-- Start of Data to process --

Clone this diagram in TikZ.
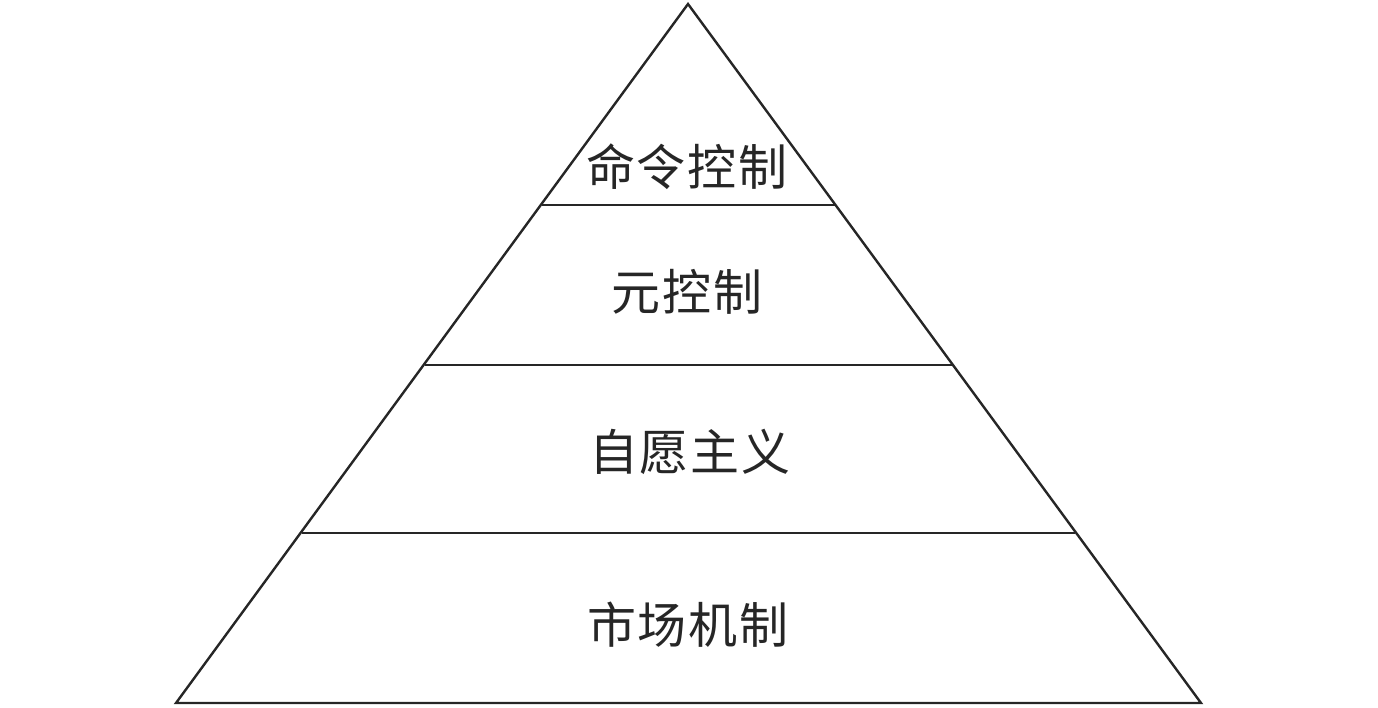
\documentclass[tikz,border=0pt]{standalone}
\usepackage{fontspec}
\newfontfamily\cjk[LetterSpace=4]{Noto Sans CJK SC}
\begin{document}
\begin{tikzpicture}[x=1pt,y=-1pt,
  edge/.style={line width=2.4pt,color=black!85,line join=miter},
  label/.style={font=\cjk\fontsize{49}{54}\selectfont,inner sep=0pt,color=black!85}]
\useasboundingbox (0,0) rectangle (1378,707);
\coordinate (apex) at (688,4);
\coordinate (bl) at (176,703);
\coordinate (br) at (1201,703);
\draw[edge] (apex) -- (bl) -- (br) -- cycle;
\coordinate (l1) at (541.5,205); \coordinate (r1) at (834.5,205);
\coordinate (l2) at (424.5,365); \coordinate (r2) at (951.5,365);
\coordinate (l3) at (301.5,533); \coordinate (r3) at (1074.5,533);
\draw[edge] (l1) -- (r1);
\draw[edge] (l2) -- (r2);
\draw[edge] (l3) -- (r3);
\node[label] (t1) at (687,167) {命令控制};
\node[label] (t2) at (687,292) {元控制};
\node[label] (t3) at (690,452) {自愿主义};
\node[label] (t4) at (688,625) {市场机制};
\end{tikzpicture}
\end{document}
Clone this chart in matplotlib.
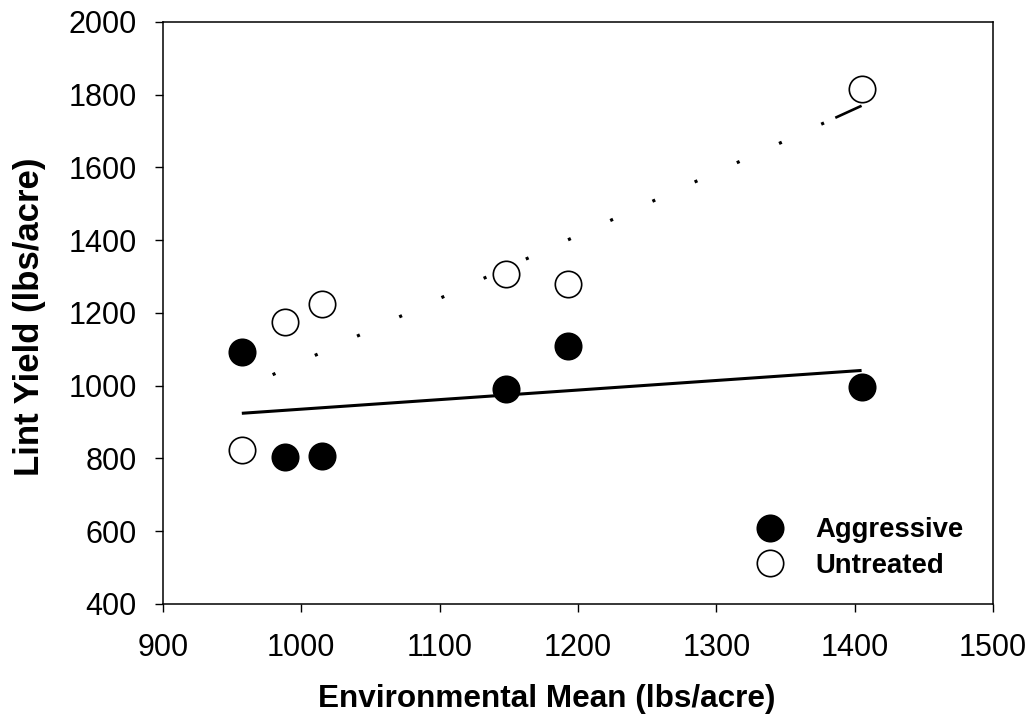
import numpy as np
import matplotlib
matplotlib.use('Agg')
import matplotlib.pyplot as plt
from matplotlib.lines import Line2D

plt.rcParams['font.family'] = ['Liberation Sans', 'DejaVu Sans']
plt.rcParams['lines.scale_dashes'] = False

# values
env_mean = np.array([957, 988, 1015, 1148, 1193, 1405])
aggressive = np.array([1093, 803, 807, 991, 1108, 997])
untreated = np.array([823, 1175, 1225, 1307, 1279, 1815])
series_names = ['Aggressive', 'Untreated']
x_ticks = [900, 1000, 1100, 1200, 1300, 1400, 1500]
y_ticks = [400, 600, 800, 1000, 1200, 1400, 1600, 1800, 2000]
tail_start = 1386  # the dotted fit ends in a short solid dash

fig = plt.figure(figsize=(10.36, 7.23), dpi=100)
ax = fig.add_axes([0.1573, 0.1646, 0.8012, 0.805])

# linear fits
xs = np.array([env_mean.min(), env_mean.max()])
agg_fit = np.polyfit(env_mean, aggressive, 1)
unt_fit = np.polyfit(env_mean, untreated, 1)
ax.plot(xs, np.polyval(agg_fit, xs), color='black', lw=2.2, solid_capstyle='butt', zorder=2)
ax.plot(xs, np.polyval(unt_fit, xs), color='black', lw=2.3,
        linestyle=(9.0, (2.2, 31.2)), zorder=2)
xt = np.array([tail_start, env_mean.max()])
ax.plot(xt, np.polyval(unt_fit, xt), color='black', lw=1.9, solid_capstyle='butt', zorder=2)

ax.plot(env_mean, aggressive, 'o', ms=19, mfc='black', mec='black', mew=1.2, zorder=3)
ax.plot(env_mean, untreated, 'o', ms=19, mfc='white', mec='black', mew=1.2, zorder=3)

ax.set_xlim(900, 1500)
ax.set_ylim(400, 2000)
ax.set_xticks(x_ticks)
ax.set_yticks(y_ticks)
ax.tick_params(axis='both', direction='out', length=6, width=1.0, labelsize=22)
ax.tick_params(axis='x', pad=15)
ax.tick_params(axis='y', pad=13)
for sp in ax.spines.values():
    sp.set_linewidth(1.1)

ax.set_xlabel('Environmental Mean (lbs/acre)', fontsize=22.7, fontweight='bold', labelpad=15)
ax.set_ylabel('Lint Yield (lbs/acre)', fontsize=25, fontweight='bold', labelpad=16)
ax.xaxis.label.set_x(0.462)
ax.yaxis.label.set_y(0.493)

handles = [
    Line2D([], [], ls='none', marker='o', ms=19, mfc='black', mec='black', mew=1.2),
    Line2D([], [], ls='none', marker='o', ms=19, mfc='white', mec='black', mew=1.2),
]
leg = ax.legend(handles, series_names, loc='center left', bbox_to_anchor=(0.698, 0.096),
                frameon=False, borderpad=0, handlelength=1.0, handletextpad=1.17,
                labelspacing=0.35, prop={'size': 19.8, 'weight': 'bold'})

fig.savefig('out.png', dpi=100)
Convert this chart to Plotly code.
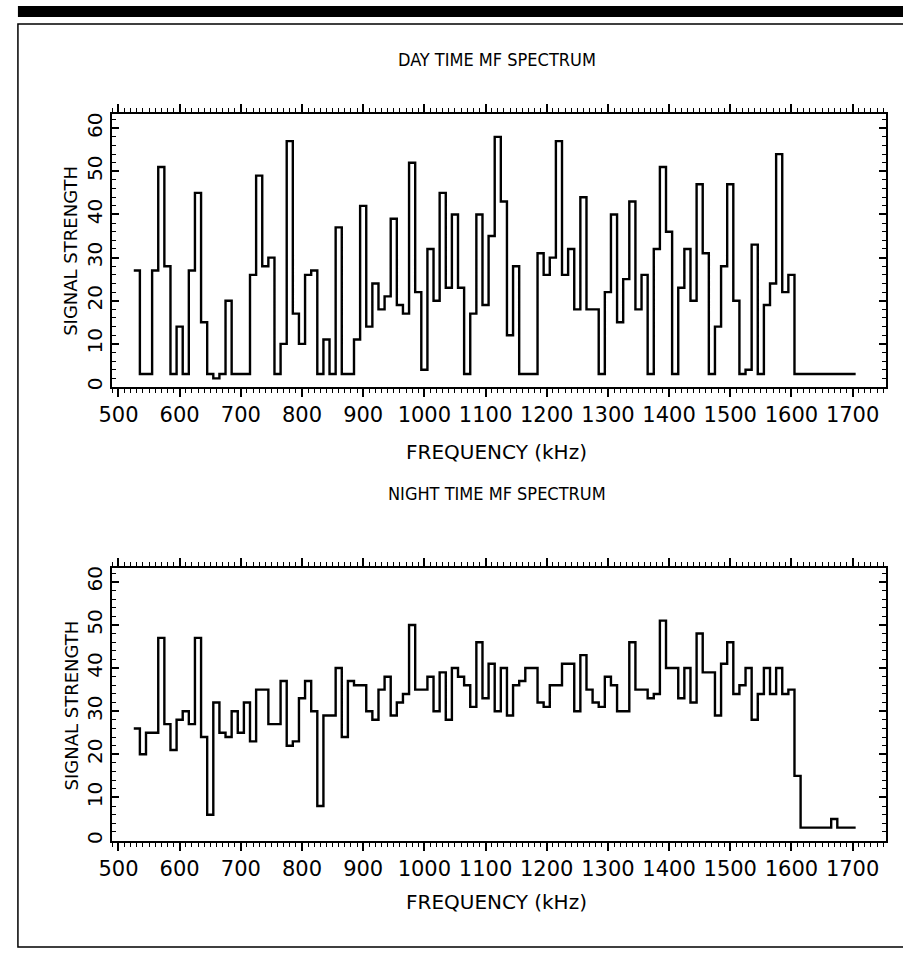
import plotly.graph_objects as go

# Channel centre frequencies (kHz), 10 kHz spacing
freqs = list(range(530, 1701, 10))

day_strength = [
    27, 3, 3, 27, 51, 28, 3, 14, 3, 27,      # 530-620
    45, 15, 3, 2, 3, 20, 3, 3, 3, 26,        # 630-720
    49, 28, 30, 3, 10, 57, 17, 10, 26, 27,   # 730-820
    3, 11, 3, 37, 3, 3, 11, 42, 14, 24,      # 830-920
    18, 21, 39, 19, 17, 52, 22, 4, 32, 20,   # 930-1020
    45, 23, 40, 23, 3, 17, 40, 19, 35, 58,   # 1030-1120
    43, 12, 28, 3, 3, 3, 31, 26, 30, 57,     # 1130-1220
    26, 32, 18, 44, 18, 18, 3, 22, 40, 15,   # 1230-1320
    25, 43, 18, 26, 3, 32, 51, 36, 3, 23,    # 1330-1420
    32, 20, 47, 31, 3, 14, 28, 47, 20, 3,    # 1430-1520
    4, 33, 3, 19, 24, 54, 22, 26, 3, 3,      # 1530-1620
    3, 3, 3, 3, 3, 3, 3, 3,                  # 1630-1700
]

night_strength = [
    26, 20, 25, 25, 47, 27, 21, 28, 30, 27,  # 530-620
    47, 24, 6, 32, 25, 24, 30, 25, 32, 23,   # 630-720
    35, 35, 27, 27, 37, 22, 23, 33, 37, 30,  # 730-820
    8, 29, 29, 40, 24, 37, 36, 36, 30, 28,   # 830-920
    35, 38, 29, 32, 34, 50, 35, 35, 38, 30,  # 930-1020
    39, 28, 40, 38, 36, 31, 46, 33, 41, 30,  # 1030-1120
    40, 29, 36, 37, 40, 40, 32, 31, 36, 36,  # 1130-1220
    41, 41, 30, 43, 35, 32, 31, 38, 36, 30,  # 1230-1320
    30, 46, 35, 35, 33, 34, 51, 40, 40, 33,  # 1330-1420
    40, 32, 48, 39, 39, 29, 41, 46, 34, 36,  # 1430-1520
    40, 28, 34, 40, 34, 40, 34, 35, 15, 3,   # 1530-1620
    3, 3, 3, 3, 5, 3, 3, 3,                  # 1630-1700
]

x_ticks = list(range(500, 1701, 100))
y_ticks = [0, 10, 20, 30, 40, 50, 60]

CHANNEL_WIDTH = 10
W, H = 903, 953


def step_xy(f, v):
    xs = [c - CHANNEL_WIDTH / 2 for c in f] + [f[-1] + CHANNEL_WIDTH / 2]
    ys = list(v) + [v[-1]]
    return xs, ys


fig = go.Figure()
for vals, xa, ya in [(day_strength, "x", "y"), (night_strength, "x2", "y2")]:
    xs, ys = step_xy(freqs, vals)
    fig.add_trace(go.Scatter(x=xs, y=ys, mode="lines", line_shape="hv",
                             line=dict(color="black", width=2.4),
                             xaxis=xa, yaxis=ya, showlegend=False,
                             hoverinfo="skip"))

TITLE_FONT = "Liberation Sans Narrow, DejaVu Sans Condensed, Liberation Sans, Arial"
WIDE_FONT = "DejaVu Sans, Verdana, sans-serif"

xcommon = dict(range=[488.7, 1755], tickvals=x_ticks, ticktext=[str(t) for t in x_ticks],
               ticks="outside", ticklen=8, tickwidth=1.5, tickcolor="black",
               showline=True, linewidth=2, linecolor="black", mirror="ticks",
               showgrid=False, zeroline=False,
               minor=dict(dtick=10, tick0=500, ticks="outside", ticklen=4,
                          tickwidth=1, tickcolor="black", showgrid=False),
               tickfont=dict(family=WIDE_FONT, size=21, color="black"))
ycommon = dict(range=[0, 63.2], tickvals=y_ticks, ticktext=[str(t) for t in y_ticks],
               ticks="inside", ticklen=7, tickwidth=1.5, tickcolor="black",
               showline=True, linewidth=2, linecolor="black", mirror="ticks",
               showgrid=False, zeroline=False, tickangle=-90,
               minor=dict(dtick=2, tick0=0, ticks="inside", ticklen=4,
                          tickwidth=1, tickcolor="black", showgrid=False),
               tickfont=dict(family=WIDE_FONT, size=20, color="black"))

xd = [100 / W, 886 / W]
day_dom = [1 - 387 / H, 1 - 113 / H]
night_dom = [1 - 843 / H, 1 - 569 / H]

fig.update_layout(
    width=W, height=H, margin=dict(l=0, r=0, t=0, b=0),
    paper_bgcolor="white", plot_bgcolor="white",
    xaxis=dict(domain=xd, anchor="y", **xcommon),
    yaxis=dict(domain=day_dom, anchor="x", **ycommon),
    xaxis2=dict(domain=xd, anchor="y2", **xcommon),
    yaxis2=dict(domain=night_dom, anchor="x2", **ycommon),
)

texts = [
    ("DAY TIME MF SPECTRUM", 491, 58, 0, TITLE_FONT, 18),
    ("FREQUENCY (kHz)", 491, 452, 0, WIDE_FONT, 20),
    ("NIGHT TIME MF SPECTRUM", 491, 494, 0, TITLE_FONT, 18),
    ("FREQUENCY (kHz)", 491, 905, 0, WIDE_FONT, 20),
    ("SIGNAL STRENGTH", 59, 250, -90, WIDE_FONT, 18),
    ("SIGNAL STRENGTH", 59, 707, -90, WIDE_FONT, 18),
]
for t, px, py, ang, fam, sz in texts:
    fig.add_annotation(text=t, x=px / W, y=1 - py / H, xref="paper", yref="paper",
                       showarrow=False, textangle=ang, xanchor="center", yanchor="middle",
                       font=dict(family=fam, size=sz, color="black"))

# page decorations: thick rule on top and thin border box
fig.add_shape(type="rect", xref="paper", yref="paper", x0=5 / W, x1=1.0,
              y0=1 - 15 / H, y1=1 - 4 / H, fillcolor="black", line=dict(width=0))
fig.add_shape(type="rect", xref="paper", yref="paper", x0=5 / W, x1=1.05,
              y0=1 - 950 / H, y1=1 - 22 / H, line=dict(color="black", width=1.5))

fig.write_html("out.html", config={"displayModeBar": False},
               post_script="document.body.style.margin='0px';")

-- End of Data to process --

Task statement:
From the data above, count the lines where "this" occurs and give that figure and nothing else.

Output of the task:
3